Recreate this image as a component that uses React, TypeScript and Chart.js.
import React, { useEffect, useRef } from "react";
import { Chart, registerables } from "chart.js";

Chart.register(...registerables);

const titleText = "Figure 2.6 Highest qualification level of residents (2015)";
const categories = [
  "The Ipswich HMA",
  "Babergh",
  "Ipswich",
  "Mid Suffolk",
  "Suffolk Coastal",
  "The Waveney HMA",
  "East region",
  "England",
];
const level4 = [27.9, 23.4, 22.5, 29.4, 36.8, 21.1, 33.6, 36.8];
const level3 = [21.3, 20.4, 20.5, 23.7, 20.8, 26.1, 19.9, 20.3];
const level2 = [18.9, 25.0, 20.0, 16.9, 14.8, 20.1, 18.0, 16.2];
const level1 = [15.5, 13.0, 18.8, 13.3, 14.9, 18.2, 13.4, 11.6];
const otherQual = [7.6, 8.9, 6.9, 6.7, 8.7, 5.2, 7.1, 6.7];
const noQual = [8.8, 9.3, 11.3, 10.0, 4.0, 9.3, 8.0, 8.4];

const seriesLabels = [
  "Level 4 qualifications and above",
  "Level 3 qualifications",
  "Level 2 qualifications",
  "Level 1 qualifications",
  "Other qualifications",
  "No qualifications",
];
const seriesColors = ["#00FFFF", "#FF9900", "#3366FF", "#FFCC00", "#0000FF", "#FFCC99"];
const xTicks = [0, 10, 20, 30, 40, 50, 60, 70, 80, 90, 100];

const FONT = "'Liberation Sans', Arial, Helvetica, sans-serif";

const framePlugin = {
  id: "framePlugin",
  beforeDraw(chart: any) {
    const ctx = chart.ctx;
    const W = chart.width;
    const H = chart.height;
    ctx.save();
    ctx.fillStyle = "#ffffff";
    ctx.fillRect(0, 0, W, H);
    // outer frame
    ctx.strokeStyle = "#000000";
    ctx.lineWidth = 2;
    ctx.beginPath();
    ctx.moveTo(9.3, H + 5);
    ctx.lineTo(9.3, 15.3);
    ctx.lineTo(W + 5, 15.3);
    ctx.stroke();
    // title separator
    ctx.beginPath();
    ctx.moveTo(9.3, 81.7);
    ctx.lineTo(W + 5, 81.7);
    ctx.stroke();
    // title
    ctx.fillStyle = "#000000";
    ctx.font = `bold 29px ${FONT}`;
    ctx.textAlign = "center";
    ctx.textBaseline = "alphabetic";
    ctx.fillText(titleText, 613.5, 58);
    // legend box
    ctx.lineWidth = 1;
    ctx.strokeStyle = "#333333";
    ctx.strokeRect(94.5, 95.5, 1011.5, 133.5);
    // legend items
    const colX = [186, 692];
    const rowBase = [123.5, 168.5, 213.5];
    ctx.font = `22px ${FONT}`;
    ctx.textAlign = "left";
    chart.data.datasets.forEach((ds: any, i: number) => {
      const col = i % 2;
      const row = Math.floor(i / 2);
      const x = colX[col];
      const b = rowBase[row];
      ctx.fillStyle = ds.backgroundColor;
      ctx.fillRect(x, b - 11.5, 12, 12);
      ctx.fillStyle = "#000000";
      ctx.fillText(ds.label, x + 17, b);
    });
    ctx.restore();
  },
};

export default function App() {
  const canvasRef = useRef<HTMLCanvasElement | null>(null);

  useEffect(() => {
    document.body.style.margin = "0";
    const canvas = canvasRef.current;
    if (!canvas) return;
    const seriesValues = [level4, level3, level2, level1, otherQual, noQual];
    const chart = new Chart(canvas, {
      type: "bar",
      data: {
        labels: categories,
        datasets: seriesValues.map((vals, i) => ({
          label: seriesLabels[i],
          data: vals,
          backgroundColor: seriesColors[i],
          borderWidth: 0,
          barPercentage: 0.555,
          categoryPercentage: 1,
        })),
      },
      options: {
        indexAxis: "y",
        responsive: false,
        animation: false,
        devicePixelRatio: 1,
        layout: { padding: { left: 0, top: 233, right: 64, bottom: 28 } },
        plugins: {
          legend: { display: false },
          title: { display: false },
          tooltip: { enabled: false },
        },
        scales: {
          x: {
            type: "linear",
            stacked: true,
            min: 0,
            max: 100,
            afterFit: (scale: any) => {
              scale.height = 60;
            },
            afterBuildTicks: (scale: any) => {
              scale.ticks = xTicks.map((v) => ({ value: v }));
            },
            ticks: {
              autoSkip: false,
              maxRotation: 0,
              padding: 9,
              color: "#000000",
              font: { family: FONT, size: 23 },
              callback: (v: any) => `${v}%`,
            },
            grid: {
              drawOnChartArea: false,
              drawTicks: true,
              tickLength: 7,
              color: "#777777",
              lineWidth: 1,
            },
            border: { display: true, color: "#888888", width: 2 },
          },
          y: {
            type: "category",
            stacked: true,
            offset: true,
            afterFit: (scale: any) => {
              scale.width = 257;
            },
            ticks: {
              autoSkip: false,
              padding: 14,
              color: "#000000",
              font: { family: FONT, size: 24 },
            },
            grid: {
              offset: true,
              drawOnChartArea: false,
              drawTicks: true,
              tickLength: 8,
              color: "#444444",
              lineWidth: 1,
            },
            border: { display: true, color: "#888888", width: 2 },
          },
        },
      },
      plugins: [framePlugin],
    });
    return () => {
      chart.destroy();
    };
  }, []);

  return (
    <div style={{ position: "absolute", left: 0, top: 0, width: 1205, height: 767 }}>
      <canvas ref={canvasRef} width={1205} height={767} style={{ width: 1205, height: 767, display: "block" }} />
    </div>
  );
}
※
▶ Exercise details
Your task is to quote the lines above, beginning with the first and ending with the one that holds "const noQual = [8.8, 9.3, 11.3, 10.0, 4.0, 9.3, 8.0, 8.4];".

▶ Solved problem
Recreate this image as a component that uses React, TypeScript and Chart.js.
import React, { useEffect, useRef } from "react";
import { Chart, registerables } from "chart.js";

Chart.register(...registerables);

const titleText = "Figure 2.6 Highest qualification level of residents (2015)";
const categories = [
  "The Ipswich HMA",
  "Babergh",
  "Ipswich",
  "Mid Suffolk",
  "Suffolk Coastal",
  "The Waveney HMA",
  "East region",
  "England",
];
const level4 = [27.9, 23.4, 22.5, 29.4, 36.8, 21.1, 33.6, 36.8];
const level3 = [21.3, 20.4, 20.5, 23.7, 20.8, 26.1, 19.9, 20.3];
const level2 = [18.9, 25.0, 20.0, 16.9, 14.8, 20.1, 18.0, 16.2];
const level1 = [15.5, 13.0, 18.8, 13.3, 14.9, 18.2, 13.4, 11.6];
const otherQual = [7.6, 8.9, 6.9, 6.7, 8.7, 5.2, 7.1, 6.7];
const noQual = [8.8, 9.3, 11.3, 10.0, 4.0, 9.3, 8.0, 8.4];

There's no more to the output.